# Best Non-mechanical slicer yet!



## timstalltaletav (Sep 25, 2015)

While I was in Maine I found a pretty big restaurant supply store right outside of Bar Harbor (I know...  who goes on vacation and stops at a restaurant store...).

I managed to buy a ton of stuff that I always say I need including big stainless mixing bowls (2 - 13 inch  $8.95, 2 - 18 inch - $13.95), a couple 18 quart brine buckets with lids, and an awesome stainless spatula.   But my absolute favorite buys were 2 knives I got.  A 12" slicing knife with a smooth blade and a 12" schmitar.  Both are the regular white handle, no name restaurant knives but they are like razors.  I sliced some bacon off a slab for breakfast this morning with the slicing knife and I'm pretty sure you could read the newspaper through the slices I was able to get them that thin and perfectly even.

I can't wait to make another prime rib with these tools.  I joked around in Maine that I felt terrible about the prime rib because you eat with eyes first and it looked like I carved it with a chainsaw.
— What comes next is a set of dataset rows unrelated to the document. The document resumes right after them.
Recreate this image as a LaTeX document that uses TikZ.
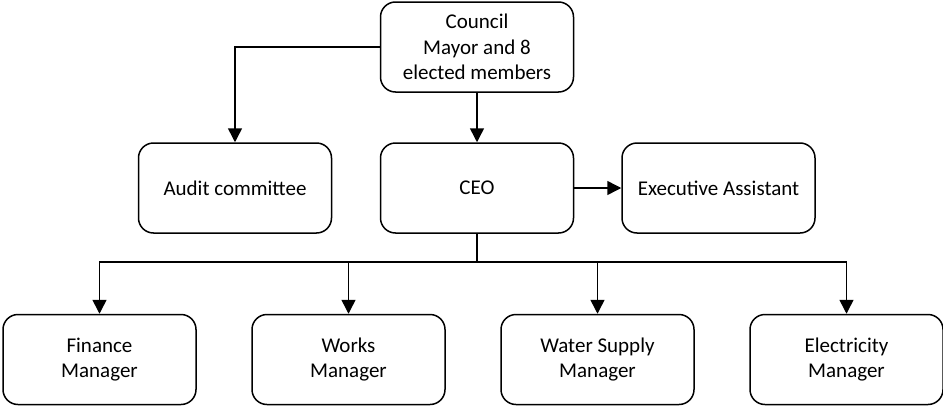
\documentclass[tikz,border=0pt]{standalone}
\usepackage{fontspec}
\setmainfont{Carlito}
\usetikzlibrary{arrows.meta}
\begin{document}
\begin{tikzpicture}[x=1pt,y=1pt,
  box/.style={draw, line width=1.5pt, rounded corners=15pt, minimum width=193pt, minimum height=90pt, align=center, inner sep=0pt, font=\fontsize{21}{25.5}\selectfont},
  conn/.style={line width=1.5pt, -{Triangle[width=14pt,length=14pt]}},
  plain/.style={line width=1.5pt}]
\useasboundingbox (0,0) rectangle (943,-407);
\node[box] (council) at (477,-47) {Council\\Mayor and 8\\elected members};
\node[box] (audit) at (235,-188) {Audit committee};
\node[box] (ceo) at (477,-188) {CEO};
\node[box] (exec) at (718.5,-188) {Executive Assistant};
\node[box] (fin) at (99.5,-359.5) {Finance\\Manager};
\node[box] (works) at (348.5,-359.5) {Works\\Manager};
\node[box] (water) at (597.5,-359.5) {Water Supply\\Manager};
\node[box] (elec) at (846.5,-359.5) {Electricity\\Manager};
\coordinate (bus) at (477,-262);
\draw[conn] (council.west) -| (audit.north);
\draw[conn] (council.south) -- (ceo.north);
\draw[conn] (ceo.east) -- (exec.west);
\draw[plain] (ceo.south) -- (bus);
\draw[conn] (bus) -| (fin.north);
\draw[conn] (bus) -| (works.north);
\draw[conn] (bus) -| (water.north);
\draw[conn] (bus) -| (elec.north);
\end{tikzpicture}
\end{document}
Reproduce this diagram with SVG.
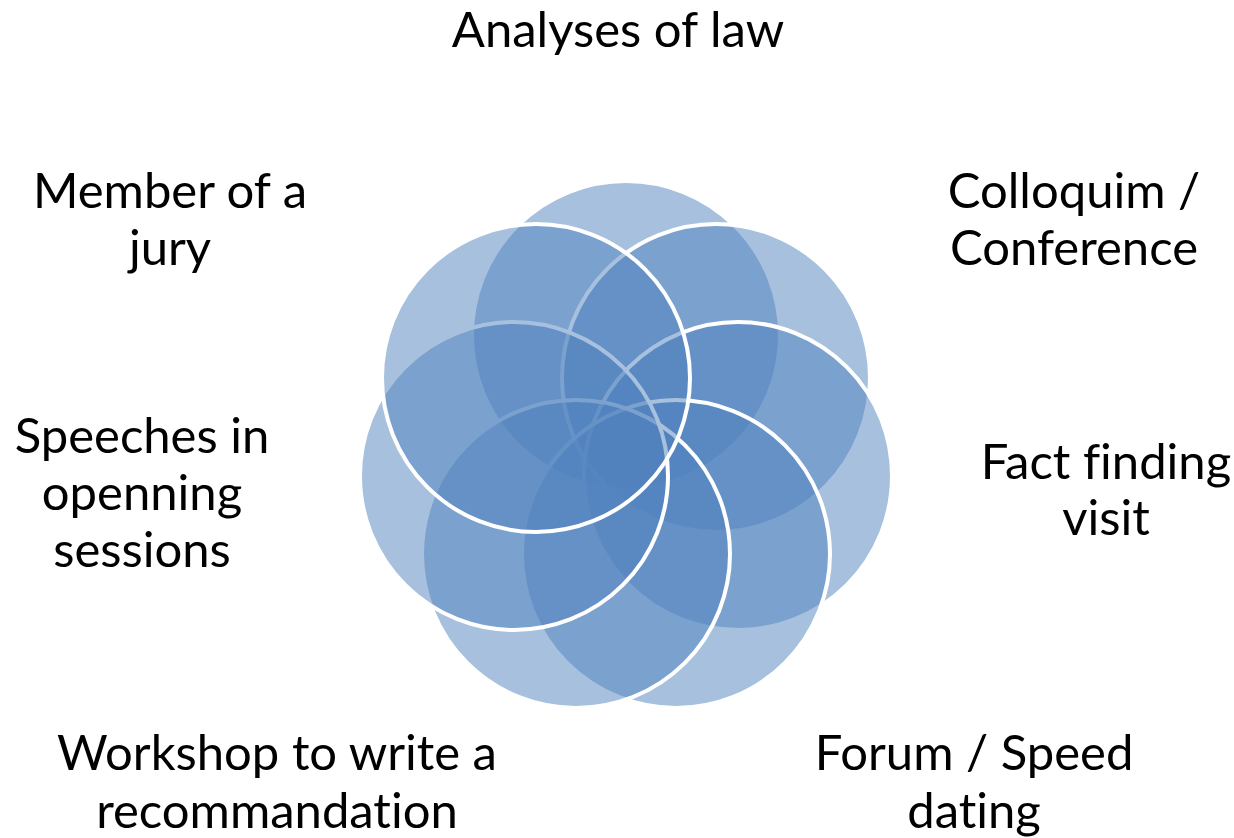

The biggest knife in the place was an 8" chef's knife.

I'm glad there are no restaurant supply stores close to me or I'd probably have a working kitchen in my house....


----------



## ak1 (Sep 25, 2015)

It isn't the knife, it's the person weilding it.


----------



## timstalltaletav (Sep 26, 2015)

Another round of bacon this morning for breakfast.













20150926_074212.jpg



__ timstalltaletav
__ Sep 26, 2015






The wife is at work so we'll eat thick slices.













20150926_074224.jpg



__ timstalltaletav
__ Sep 26, 2015


----------



## smokin phil (Sep 26, 2015)

AK1 said:


> It isn't the knife, it's the person weilding it.



You need a good quality knife as well.


----------



## joe black (Sep 26, 2015)

Why do you like the smooth slicer over the Granton edge?


----------



## timstalltaletav (Sep 26, 2015)

Joe Black said:


> Why do you like the smooth slicer over the Granton edge?



Although I've only used it twice, it seems to cut better than the Granton edge slicer I have.  Both are very sharp, there's just something that makes it work better?


----------